Dreams have a language of their own: vivid, strange, and full of feeling. A dream tarot spread is a gentle way to translate that language, bridging the world of your sleeping mind and your waking life so the message underneath can come through.
Here you will find an original six-card dream spread and a quick three-card version, with each position explained. Keep our Major Arcana meanings nearby, since dreams and tarot share the same symbolic alphabet.
Before You Begin
Read the spread soon after waking, while the dream is fresh, or write the dream down first. Hold the dream in mind as you shuffle, especially its strongest image and the feeling it left behind. Those two things, image and feeling, are usually the thread to pull.
The Dream Tarot Spread
Lay six cards in this order.
- The heart of the dream: its central image or feeling.
- What it reflects in your waking life: the real situation it speaks to.
- What your subconscious is processing: the deeper material underneath.
- The emotion beneath it: the feeling your dream is working through.
- The message: what the dream is trying to tell you.
- The guidance: what to do with it now you are awake.

Cards 1 to 4 move from the surface of the dream down into its roots.

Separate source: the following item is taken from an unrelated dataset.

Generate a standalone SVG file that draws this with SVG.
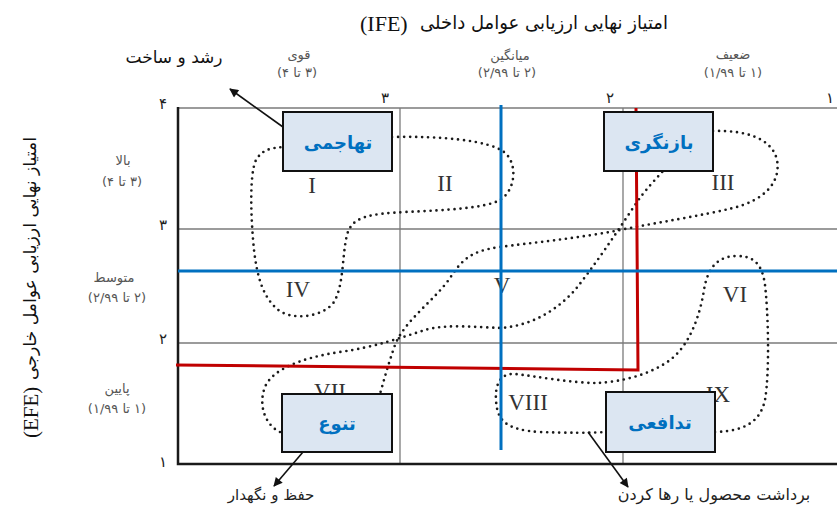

Cards 5 and 6 bring it back up into the daylight, where you can actually use it.
The Quick Three-Card Dream Spread
When you only have a moment, this short version still works beautifully.
- The dream: what it was about.
- The meaning: what it reflects.
- The message: what to carry into your day.

How to Read It
Let the cards and the dream speak to each other rather than reading them separately. If you dreamed of water and the Moon card appears, the echo is worth noticing. Trust the feeling in your body as much as the card meanings, because dreams are emotional first and logical second.
Can Tarot Really Interpret a Dream?
Not in any literal, proven sense. There is no scientific evidence that tarot reveals the true meaning of a dream, just as there is no single fixed meaning to most dreams. What the spread offers is what researchers value in tarot, “a new perspective on an issue,” and a set of prompts to reflect on. Often the act of laying out the cards is what lets you notice what the dream was stirring in you all along.
Keep Exploring
In my own practice, the dreams worth reading are the ones that will not leave me alone by morning. A dream that keeps returning is worth a second reading on another night. For more ways to use the cards, see our tarot spreads for self discovery, and if dreams visit you most around the full moon, our moon rituals pair nicely with a bedside deck.
Frequently asked questions
A dream tarot spread is a layout that helps you reflect on a dream by bridging your sleeping mind and your waking life. This six-card version moves from the dream's central image down to its roots, then back up to a message and a piece of guidance.
Read the spread soon after waking, holding the dream's strongest image and feeling in mind as you shuffle. Then let each card and the dream speak to each other, trusting the emotion the dream left behind as much as the card meanings.
This guide offers a six-card dream spread for a full reading and a quick three-card version (the dream, the meaning, the message) for when you only have a moment.
Not literally. There is no scientific evidence that tarot reveals a dream's true meaning, and most dreams have no single fixed meaning. The spread gives you a new perspective and prompts that help you notice what the dream was stirring in you.
As soon as you can after waking, while the dream is still fresh, or right after you have written it down. The details and the feeling fade quickly, so sooner is better.